What You Need to Know about Fleet EV Charging & the Grid
- Nikola Milivojevic

- Mar 20
- 4 min read
Updated: Mar 23

As fleets transition to electric vehicles, many operators encounter unexpected infrastructure challenges. Nikola Milivojevic, Chief Technology Officer at OptiGrid, answers the most common questions about grid readiness, power planning and what to do when the grid can't keep up.
Q: How is fleet charging different from regular EV passenger vehicle charging?
Fleet charging operates under fundamentally different constraints than consumer EV charging. Fleet vehicles follow strict schedules, require higher power levels to charge quickly and are typically charged at centralized locations such as depots or facilities. Where a passenger vehicle owner may have hours to top off a charge overnight, fleet operators often need vehicles fully charged within a defined window to meet operational demands.
Q: What is grid readiness, and why does it matter for fleets?
Grid readiness refers to how well the existing electrical infrastructure at a given site can support new electric loads. Most commercial facilities were designed for their original power demands, not for the addition of high-power EV chargers. Modern fleet chargers can operate at 200–300 kilowatts each, and many sites simply do not have sufficient available capacity to support them without infrastructure upgrades. Understanding your site's grid readiness before purchasing or deploying chargers is a critical first step.
Q: Why are transformer delays playing such a critical role right now?
Before a utility company can supply additional power to a site, it typically conducts a utility interconnection study to assess what grid upgrades are required. This study evaluates the existing infrastructure and determines what new equipment, such as transformers or switchgear, is needed to support the increased load. These studies can take one-to-two years to complete. Once finished, there is an additional delay while the required equipment is procured and installed. These delays can have a severe impact on how a company conducts business, which is why planning far in advance is necessary.
Demand for utility-grade electrical equipment has surged significantly over the past 10–15 years, driven by successive waves of large-scale electrification. Solar and wind energy installations created the first major wave of demand. Battery energy storage systems added to that pressure over the following years. More recently, the rapid expansion of data centers and AI computing infrastructure has placed further strain on equipment supply chains. Fleet electrification is now adding to this already stretched demand, making transformers and related infrastructure components increasingly difficult to obtain within typical project timelines.

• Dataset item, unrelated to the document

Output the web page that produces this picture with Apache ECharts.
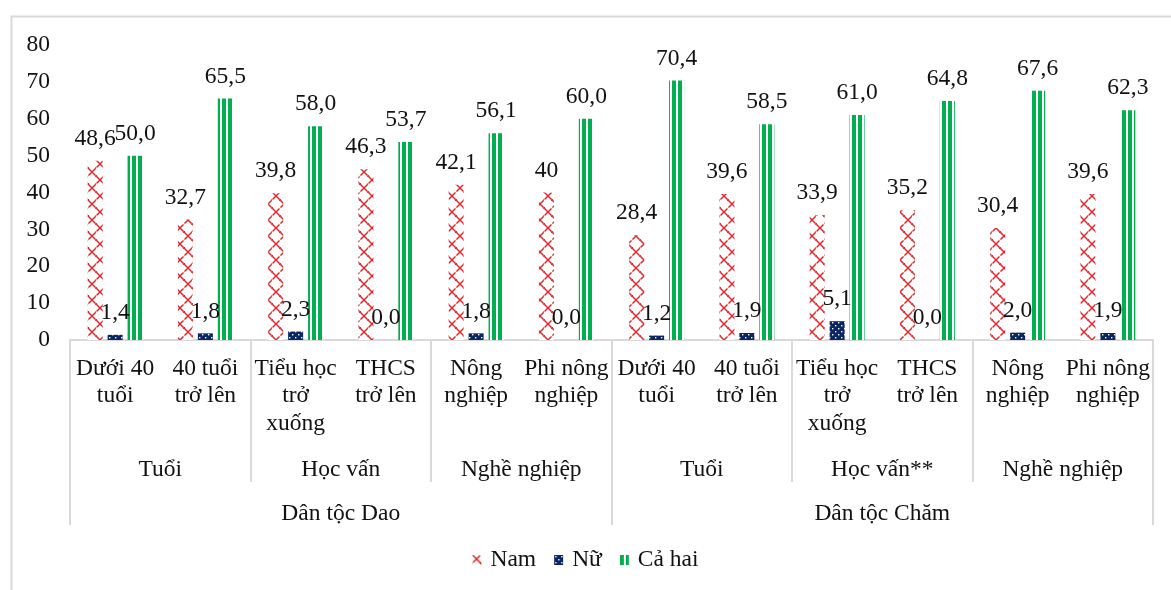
<!DOCTYPE html>
<html>
<head>
<meta charset="utf-8">
<script src="https://cdn.jsdelivr.net/npm/echarts@6/dist/echarts.min.js"></script>
<style>
html,body{margin:0;padding:0;background:#fff;}
#chart{width:1171px;height:590px;}
</style>
</head>
<body>
<div id="chart"></div>
<script>
var categories = ['Dưới 40\ntuổi','40 tuổi\ntrở lên','Tiểu học\ntrở\nxuống','THCS\ntrở lên','Nông\nnghiệp','Phi nông\nnghiệp',
                  'Dưới 40\ntuổi','40 tuổi\ntrở lên','Tiểu học\ntrở\nxuống','THCS\ntrở lên','Nông\nnghiệp','Phi nông\nnghiệp'];
var groups = ['Tuổi','Học vấn','Nghề nghiệp','Tuổi','Học vấn**','Nghề nghiệp'];
var ethnicities = ['Dân tộc Dao','Dân tộc Chăm'];
var seriesNames = ['Nam','Nữ','Cả hai'];
var namValues  = [48.6, 32.7, 39.8, 46.3, 42.1, 40, 28.4, 39.6, 33.9, 35.2, 30.4, 39.6];
var nuValues   = [1.4, 1.8, 2.3, 0.0, 1.8, 0.0, 1.2, 1.9, 5.1, 0.0, 2.0, 1.9];
var caHaiValues= [50.0, 65.5, 58.0, 53.7, 56.1, 60.0, 70.4, 58.5, 61.0, 64.8, 67.6, 62.3];
var namLabels  = ['48,6','32,7','39,8','46,3','42,1','40','28,4','39,6','33,9','35,2','30,4','39,6'];
var nuLabels   = ['1,4','1,8','2,3','0,0','1,8','0,0','1,2','1,9','5,1','0,0','2,0','1,9'];
var caHaiLabels= ['50,0','65,5','58,0','53,7','56,1','60,0','70,4','58,5','61,0','64,8','67,6','62,3'];
var yTicks = {min: 0, max: 80, interval: 10};

function makeTile(w, h, draw) {
  var c = document.createElement('canvas');
  c.width = w; c.height = h;
  var ctx = c.getContext('2d');
  draw(ctx);
  return {image: c, repeat: 'repeat'};
}
var RED = '#e3262c';
var redPattern = makeTile(16, 16, function (ctx) {
  ctx.fillStyle = '#fff'; ctx.fillRect(0, 0, 16, 16);
  ctx.strokeStyle = RED; ctx.lineWidth = 1.5;
  ctx.fillStyle = RED;
  function cross(cx, cy) {
    ctx.beginPath();
    ctx.moveTo(cx - 3.5, cy - 3.5); ctx.lineTo(cx + 3.5, cy + 3.5);
    ctx.moveTo(cx + 3.5, cy - 3.5); ctx.lineTo(cx - 3.5, cy + 3.5);
    ctx.stroke();
    ctx.fillRect(cx - 4.8, cy - 4.8, 1.8, 1.8);
    ctx.fillRect(cx + 3.2, cy + 3.2, 1.8, 1.8);
  }
  cross(4, 4); cross(12, 12); cross(12, -4); cross(-4, 12); cross(20, 12); cross(4, 20); cross(20, -4); cross(-4, 20);
});
var navyPattern = makeTile(6, 6, function (ctx) {
  ctx.fillStyle = '#0b2563'; ctx.fillRect(0, 0, 6, 6);
  ctx.fillStyle = '#ffffff';
  ctx.fillRect(1, 1, 1.4, 1.4);
  ctx.fillRect(4, 4, 1.4, 1.4);
});
var greenPattern = makeTile(6, 4, function (ctx) {
  ctx.fillStyle = '#ffffff'; ctx.fillRect(0, 0, 6, 4);
  ctx.fillStyle = '#00b050'; ctx.fillRect(0, 0, 4, 4);
});

var FONT = 'Liberation Serif';
var FS = 23.5;
var TXT = '#111';
var LINE = '#d9d9d9';

function labelFrom(arr) {
  return {
    show: true, position: 'top', distance: 10,
    fontFamily: FONT, fontSize: FS, color: TXT,
    formatter: function (p) { return arr[p.dataIndex]; }
  };
}

var chart = echarts.init(document.getElementById('chart'));
chart.setOption({
  backgroundColor: '#fff',
  animation: false,
  graphic: [{
    type: 'rect', left: 9, top: 14, silent: true,
    shape: {width: 1200, height: 600},
    style: {fill: 'none', stroke: LINE, lineWidth: 2}
  }],
  grid: {left: 70, right: 18, top: 45, bottom: 250, containLabel: false},
  legend: {
    data: seriesNames, bottom: 13, left: 'center',
    icon: 'rect', itemWidth: 9, itemHeight: 10, itemGap: 18,
    textStyle: {fontFamily: FONT, fontSize: FS, color: TXT, padding: [0, 0, 0, 4]}
  },
  xAxis: [{
    type: 'category', data: categories, position: 'bottom',
    axisLine: {show: true, lineStyle: {color: LINE, width: 2}},
    axisTick: {show: false},
    axisLabel: {interval: 0, margin: 15, fontFamily: FONT, fontSize: FS, lineHeight: 27.5, color: TXT}
  }, {
    type: 'category', data: groups, position: 'bottom',
    axisLine: {show: false},
    axisTick: {show: true, length: 142, lineStyle: {color: LINE, width: 2}},
    axisLabel: {interval: 0, margin: 118, fontFamily: FONT, fontSize: FS, color: TXT}
  }, {
    type: 'category', data: ethnicities, position: 'bottom',
    axisLine: {show: false},
    axisTick: {show: true, length: 185, lineStyle: {color: LINE, width: 2}},
    axisLabel: {interval: 0, margin: 162, fontFamily: FONT, fontSize: FS, color: TXT}
  }],
  yAxis: {
    type: 'value', min: yTicks.min, max: yTicks.max, interval: yTicks.interval,
    axisLine: {show: false}, axisTick: {show: false}, splitLine: {show: false},
    axisLabel: {margin: 20, fontFamily: FONT, fontSize: FS, color: TXT}
  },
  series: [{
    name: seriesNames[0], type: 'bar', xAxisIndex: 0, data: namValues,
    barWidth: 15, barGap: '33%',
    itemStyle: {color: redPattern},
    label: labelFrom(namLabels)
  }, {
    name: seriesNames[1], type: 'bar', xAxisIndex: 0, data: nuValues,
    barWidth: 15, barGap: '33%',
    itemStyle: {color: navyPattern},
    label: labelFrom(nuLabels)
  }, {
    name: seriesNames[2], type: 'bar', xAxisIndex: 0, data: caHaiValues,
    barWidth: 15, barGap: '33%',
    itemStyle: {color: greenPattern},
    label: labelFrom(caHaiLabels)
  }]
});
</script>
</body>
</html>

Q: What are demand charges, and why should fleet operators care about them?
Commercial and industrial electricity bills consist of two components. The first is an energy charge, which reflects the total amount of energy consumed during a billing period. The second is a demand charge, which is based on the peak amount of power drawn at any single point during that period. Demand charges represent the cost of maintaining the infrastructure capacity needed to deliver that peak power. For fleet operators, simultaneous charging of multiple vehicles can create sharp power spikes that significantly increase demand charges, sometimes making up a substantial portion of the total electricity bill.
Q: What are the operational risks of poor power planning?
Inadequate power planning creates three primary risks for fleet operators.
First, vehicles may not be fully charged when needed, directly disrupting daily operations and dispatch schedules.
Second, without intelligent charge management, demand charges can be unnecessarily high, particularly if vehicles are charged simultaneously during peak periods.
Third, unmanaged charging loads can overload the site's electrical infrastructure, potentially causing outages or equipment damage.
Q: What options exist when a site doesn't have enough grid capacity?
When grid capacity is insufficient, there are two primary strategies operators use. The first is smart charge management, which involves scheduling and distributing charging loads intelligently to avoid simultaneous peaks. This approach coordinates charging around other facility loads to prevent demand spikes.
The second is on-site energy generation and storage, most commonly a combination of solar panels and battery energy storage systems. Batteries can store energy during low-demand periods and discharge it during charging events, smoothing out the power draw seen by the grid. This allows a site to charge more vehicles than the grid connection alone would otherwise permit.
Q: Why is the grid, not the vehicles, the real bottleneck in fleet electrification?
The U.S. electrical grid was built incrementally over decades to serve relatively stable, predictable loads. Major infrastructure milestones include rural grid expansion in the 1930s, interstate interconnection in the 1960s and modernization efforts in the 1990s. Throughout that period, load growth was gradual and manageable. In contrast, new industries like renewables, battery storage, data centers and now EVs, have emerged rapidly and simultaneously, each placing significant new demands on infrastructure that was not designed for them.
On the supply side, a site has only one utility provider, and grid upgrades move slowly. On the demand side, dozens of vehicle and charger manufacturers can bring new electric loads to market within weeks or months. That mismatch in pace means it is easy to outpace the grid's ability to keep up, making infrastructure planning the primary constraint for most fleet electrification projects.
Upgrading the grid to support fleet charging is a lengthy, costly process, a reality that sets the pace for every electrification project.